## EXERCISE AIM
The data below should be restated word for word, with every picture omitted.

═══ GIVEN INFORMATION

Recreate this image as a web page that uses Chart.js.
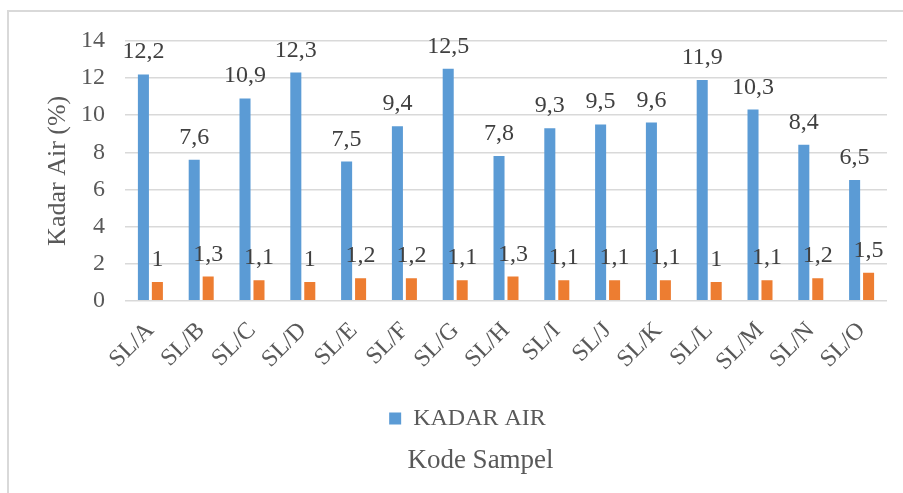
<!DOCTYPE html>
<html>
<head>
<meta charset="utf-8">
<script src="https://cdn.jsdelivr.net/npm/chart.js@4/dist/chart.umd.min.js"></script>
<style>
  html, body { margin: 0; padding: 0; background: #ffffff; }
  #wrap { position: relative; width: 903px; height: 493px; overflow: hidden; }
  #frame { position: absolute; left: 7px; top: 10px; width: 1000px; height: 1000px;
           border-left: 2px solid #d9d9d9; border-top: 2px solid #d9d9d9; pointer-events: none; }
  canvas { position: absolute; left: 0; top: 0; }
</style>
</head>
<body>
<div id="wrap">
  <canvas id="c" width="903" height="493"></canvas>
  <div id="frame"></div>
</div>
<script>
const categories = ['SL/A','SL/B','SL/C','SL/D','SL/E','SL/F','SL/G','SL/H','SL/I','SL/J','SL/K','SL/L','SL/M','SL/N','SL/O'];
const kadarAir = [12.2, 7.6, 10.9, 12.3, 7.5, 9.4, 12.5, 7.8, 9.3, 9.5, 9.6, 11.9, 10.3, 8.4, 6.5];
const seriesTwo = [1, 1.3, 1.1, 1, 1.2, 1.2, 1.1, 1.3, 1.1, 1.1, 1.1, 1, 1.1, 1.2, 1.5];
const yTicks = [0, 2, 4, 6, 8, 10, 12, 14];

const SERIF = '"Liberation Serif", "Times New Roman", serif';
const fmt = v => String(v).replace('.', ',');

const valueLabels = {
  id: 'valueLabels',
  afterDatasetsDraw(chart) {
    const ctx = chart.ctx;
    ctx.save();
    ctx.font = '24px ' + SERIF;
    ctx.fillStyle = '#404040';
    ctx.textAlign = 'center';
    ctx.textBaseline = 'alphabetic';
    chart.data.datasets.forEach((ds, i) => {
      chart.getDatasetMeta(i).data.forEach((bar, j) => {
        ctx.fillText(fmt(ds.data[j]), bar.x, bar.y - 16);
      });
    });
    ctx.restore();
  }
};

const shiftBoxes = {
  id: 'shiftBoxes',
  afterLayout(chart) {
    const lg = chart.legend;
    if (lg) { lg.left += 24; lg.right += 24; }
    const tt = chart.titleBlock;
    if (tt) { tt.left += 37; tt.right += 37; }
  }
};

new Chart(document.getElementById('c'), {
  type: 'bar',
  data: {
    labels: categories,
    datasets: [
      { label: 'KADAR AIR', data: kadarAir, backgroundColor: '#5B9BD5',
        categoryPercentage: 0.55, barPercentage: 0.79 },
      { label: '', data: seriesTwo, backgroundColor: '#ED7D31',
        categoryPercentage: 0.55, barPercentage: 0.79 }
    ]
  },
  plugins: [valueLabels, shiftBoxes],
  options: {
    responsive: false,
    animation: false,
    devicePixelRatio: 1,
    layout: { padding: { top: 41, right: 16, bottom: 12, left: 0 } },
    plugins: {
      legend: {
        position: 'bottom',
        labels: {
          filter: item => item.text !== '',
          boxWidth: 12, boxHeight: 12,
          color: '#595959',
          font: { family: SERIF, size: 24 },
          padding: 22
        }
      },
      title: {
        display: true,
        position: 'bottom',
        text: 'Kode Sampel',
        color: '#595959',
        font: { family: SERIF, size: 27, weight: 'normal' },
        padding: { top: 4, bottom: 4 }
      },
      tooltip: { enabled: false }
    },
    scales: {
      x: {
        grid: { display: false },
        border: { display: false },
        ticks: {
          color: '#595959',
          font: { family: SERIF, size: 24 },
          minRotation: 45, maxRotation: 45,
          padding: 8
        }
      },
      y: {
        min: 0, max: 14,
        afterFit(scale) { scale.width = 125; },
        afterBuildTicks(scale) { scale.ticks = yTicks.map(v => ({ value: v })); },
        grid: { color: '#d9d9d9', lineWidth: 1.5, drawTicks: false },
        border: { display: false },
        ticks: {
          color: '#595959',
          font: { family: SERIF, size: 24 },
          padding: 20
        },
        title: {
          display: true,
          text: 'Kadar Air (%)',
          color: '#595959',
          font: { family: SERIF, size: 26 },
          padding: { top: 43, bottom: 0 }
        }
      }
    }
  }
});
</script>
</body>
</html>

══════

## RESPONSE
Recreate this image as a web page that uses Chart.js.
<!DOCTYPE html>
<html>
<head>
<meta charset="utf-8">
<script src="https://cdn.jsdelivr.net/npm/chart.js@4/dist/chart.umd.min.js"></script>
<style>
  html, body { margin: 0; padding: 0; background: #ffffff; }
  #wrap { position: relative; width: 903px; height: 493px; overflow: hidden; }
  #frame { position: absolute; left: 7px; top: 10px; width: 1000px; height: 1000px;
           border-left: 2px solid #d9d9d9; border-top: 2px solid #d9d9d9; pointer-events: none; }
  canvas { position: absolute; left: 0; top: 0; }
</style>
</head>
<body>
<div id="wrap">
  <canvas id="c" width="903" height="493"></canvas>
  <div id="frame"></div>
</div>
<script>
const categories = ['SL/A','SL/B','SL/C','SL/D','SL/E','SL/F','SL/G','SL/H','SL/I','SL/J','SL/K','SL/L','SL/M','SL/N','SL/O'];
const kadarAir = [12.2, 7.6, 10.9, 12.3, 7.5, 9.4, 12.5, 7.8, 9.3, 9.5, 9.6, 11.9, 10.3, 8.4, 6.5];
const seriesTwo = [1, 1.3, 1.1, 1, 1.2, 1.2, 1.1, 1.3, 1.1, 1.1, 1.1, 1, 1.1, 1.2, 1.5];
const yTicks = [0, 2, 4, 6, 8, 10, 12, 14];

const SERIF = '"Liberation Serif", "Times New Roman", serif';
const fmt = v => String(v).replace('.', ',');

const valueLabels = {
  id: 'valueLabels',
  afterDatasetsDraw(chart) {
    const ctx = chart.ctx;
    ctx.save();
    ctx.font = '24px ' + SERIF;
    ctx.fillStyle = '#404040';
    ctx.textAlign = 'center';
    ctx.textBaseline = 'alphabetic';
    chart.data.datasets.forEach((ds, i) => {
      chart.getDatasetMeta(i).data.forEach((bar, j) => {
        ctx.fillText(fmt(ds.data[j]), bar.x, bar.y - 16);
      });
    });
    ctx.restore();
  }
};

const shiftBoxes = {
  id: 'shiftBoxes',
  afterLayout(chart) {
    const lg = chart.legend;
    if (lg) { lg.left += 24; lg.right += 24; }
    const tt = chart.titleBlock;
    if (tt) { tt.left += 37; tt.right += 37; }
  }
};

new Chart(document.getElementById('c'), {
  type: 'bar',
  data: {
    labels: categories,
    datasets: [
      { label: 'KADAR AIR', data: kadarAir, backgroundColor: '#5B9BD5',
        categoryPercentage: 0.55, barPercentage: 0.79 },
      { label: '', data: seriesTwo, backgroundColor: '#ED7D31',
        categoryPercentage: 0.55, barPercentage: 0.79 }
    ]
  },
  plugins: [valueLabels, shiftBoxes],
  options: {
    responsive: false,
    animation: false,
    devicePixelRatio: 1,
    layout: { padding: { top: 41, right: 16, bottom: 12, left: 0 } },
    plugins: {
      legend: {
        position: 'bottom',
        labels: {
          filter: item => item.text !== '',
          boxWidth: 12, boxHeight: 12,
          color: '#595959',
          font: { family: SERIF, size: 24 },
          padding: 22
        }
      },
      title: {
        display: true,
        position: 'bottom',
        text: 'Kode Sampel',
        color: '#595959',
        font: { family: SERIF, size: 27, weight: 'normal' },
        padding: { top: 4, bottom: 4 }
      },
      tooltip: { enabled: false }
    },
    scales: {
      x: {
        grid: { display: false },
        border: { display: false },
        ticks: {
          color: '#595959',
          font: { family: SERIF, size: 24 },
          minRotation: 45, maxRotation: 45,
          padding: 8
        }
      },
      y: {
        min: 0, max: 14,
        afterFit(scale) { scale.width = 125; },
        afterBuildTicks(scale) { scale.ticks = yTicks.map(v => ({ value: v })); },
        grid: { color: '#d9d9d9', lineWidth: 1.5, drawTicks: false },
        border: { display: false },
        ticks: {
          color: '#595959',
          font: { family: SERIF, size: 24 },
          padding: 20
        },
        title: {
          display: true,
          text: 'Kadar Air (%)',
          color: '#595959',
          font: { family: SERIF, size: 26 },
          padding: { top: 43, bottom: 0 }
        }
      }
    }
  }
});
</script>
</body>
</html>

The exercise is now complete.